Test of recursive subforms

This test illustrates the use of a recursive call to a subform to handle a recursive element structure.

The data

The XML instance document uses a three-element vocabulary (op, var, lit for operators, variable references, and literal values) to represent simple arithmetic expressions. For example, the expression (x + 1) × (x - 1) is represented thus:

    <op name="product">
      <op name="sum">
	<var name="x"/>
	<lit value="1"/>
      </op>
      <op name="difference">
	<var name="x"/>
	<lit value="1"/>
      </op>
    </op>
      

The instance document current represents the expression (((x + 1) * (x - 1)) + ((y + 2) * (y - 2))).

A fixed-depth display

If we can guarantee a fixed (and shallow) maximum depth to the expressions, we can use nested xf:repeat elements to show the structure of the expression.

It is obviously equally possible to create a fixed-depth editor.

A recursive editor

Since often we cannot guarantee a fixed maximum depth to the expressions, we need some form of recursion.
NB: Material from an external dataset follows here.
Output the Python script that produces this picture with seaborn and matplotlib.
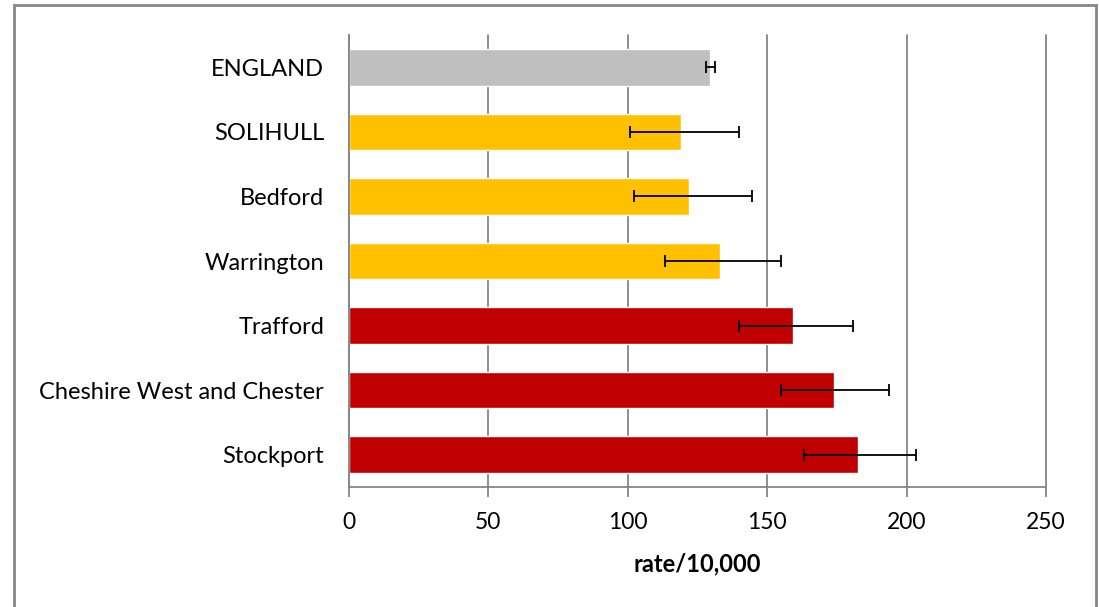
import pandas as pd
import seaborn as sns
import matplotlib.pyplot as plt
from matplotlib.patches import Rectangle

# Values
areas = ['ENGLAND', 'SOLIHULL', 'Bedford', 'Warrington', 'Trafford',
         'Cheshire West and Chester', 'Stockport']
rates = [129.5, 119.2, 122.1, 133.2, 159.3, 174.0, 182.4]
lower_ci = [128.1, 100.6, 102.3, 113.5, 139.7, 155.1, 163.3]
upper_ci = [131.2, 140.0, 144.6, 155.0, 180.9, 193.5, 203.4]
bar_colours = ['#BFBFBF', '#FFC000', '#FFC000', '#FFC000',
               '#C00000', '#C00000', '#C00000']

df = pd.DataFrame({'area': areas, 'rate': rates, 'lo': lower_ci, 'hi': upper_ci})

sns.set_style('white')
plt.rcParams['font.family'] = ['Lato', 'DejaVu Sans']

fig = plt.figure(figsize=(10.99, 6.07), dpi=100)
ax = fig.add_axes([0.3176, 0.198, 0.6342, 0.744])

sns.barplot(data=df, x='rate', y='area', hue='area', palette=bar_colours,
            orient='h', width=0.57, legend=False, ax=ax, saturation=1)

# confidence intervals
ax.errorbar(df['rate'], range(len(df)),
            xerr=[df['rate'] - df['lo'], df['hi'] - df['rate']],
            fmt='none', ecolor='black', elinewidth=1.3, capsize=4, capthick=1.3)

ax.set_xlim(0, 250)
ax.set_xticks([0, 50, 100, 150, 200, 250])
ax.set_ylim(len(df) - 0.5, -0.5)
ax.grid(axis='x', color='#868686', linewidth=1.3)
for gl in ax.get_xgridlines():
    gl.set_clip_on(False)
ax.set_axisbelow(True)

for side in ['top', 'right']:
    ax.spines[side].set_visible(False)
for side in ['left', 'bottom']:
    ax.spines[side].set_color('#868686')
    ax.spines[side].set_linewidth(1.3)

ax.tick_params(axis='x', direction='out', length=7, width=1.3, color='#868686',
               labelsize=16.5, labelcolor='black', pad=11, bottom=True)
ax.tick_params(axis='y', length=0, labelsize=17, labelcolor='black', pad=18)
ax.set_ylabel('')
ax.set_xlabel('rate/10,000', fontsize=17, fontweight='bold', color='black',
              labelpad=14)

# outer chart border (bottom edge runs off the image)
fig.patches.append(Rectangle((14 / 1099, -10 / 607), 1082 / 1099, 612 / 607,
                             transform=fig.transFigure, fill=False,
                             edgecolor='#868686', linewidth=2))

fig.savefig('out.png', dpi=100)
This example uses a recursive subform, but owing to ID conflicts, it does not work as desired.

A pseudo-recursive editor

This version of the recursive subform example uses several subforms, which differ only in the values they use for xf:load/@resource, xf:load/@targetid, xf:unload/@targetid.

For purposes of this demonstration, these subforms were generated by hand, but they could easily be generated on the fly by the server, with a server configuration that looks for attempts to load .../subform-N.xhtml and responds with a copy of the subform in which the appropriate values have been changed to refer to value N + 1.

Note that the calculation of the string values of the nodes here is not behaving as desired; changes should be visible in the bulleted-list display above even when they are not visible in the string values displayed here. A separate test case devoted to the question of recursive calculations is here.

Note also that this is a simplified example; a more realistic example would offer the ability to replace any expression of one type with an expression of a different type, thus changing the depth of the syntax tree dynamically.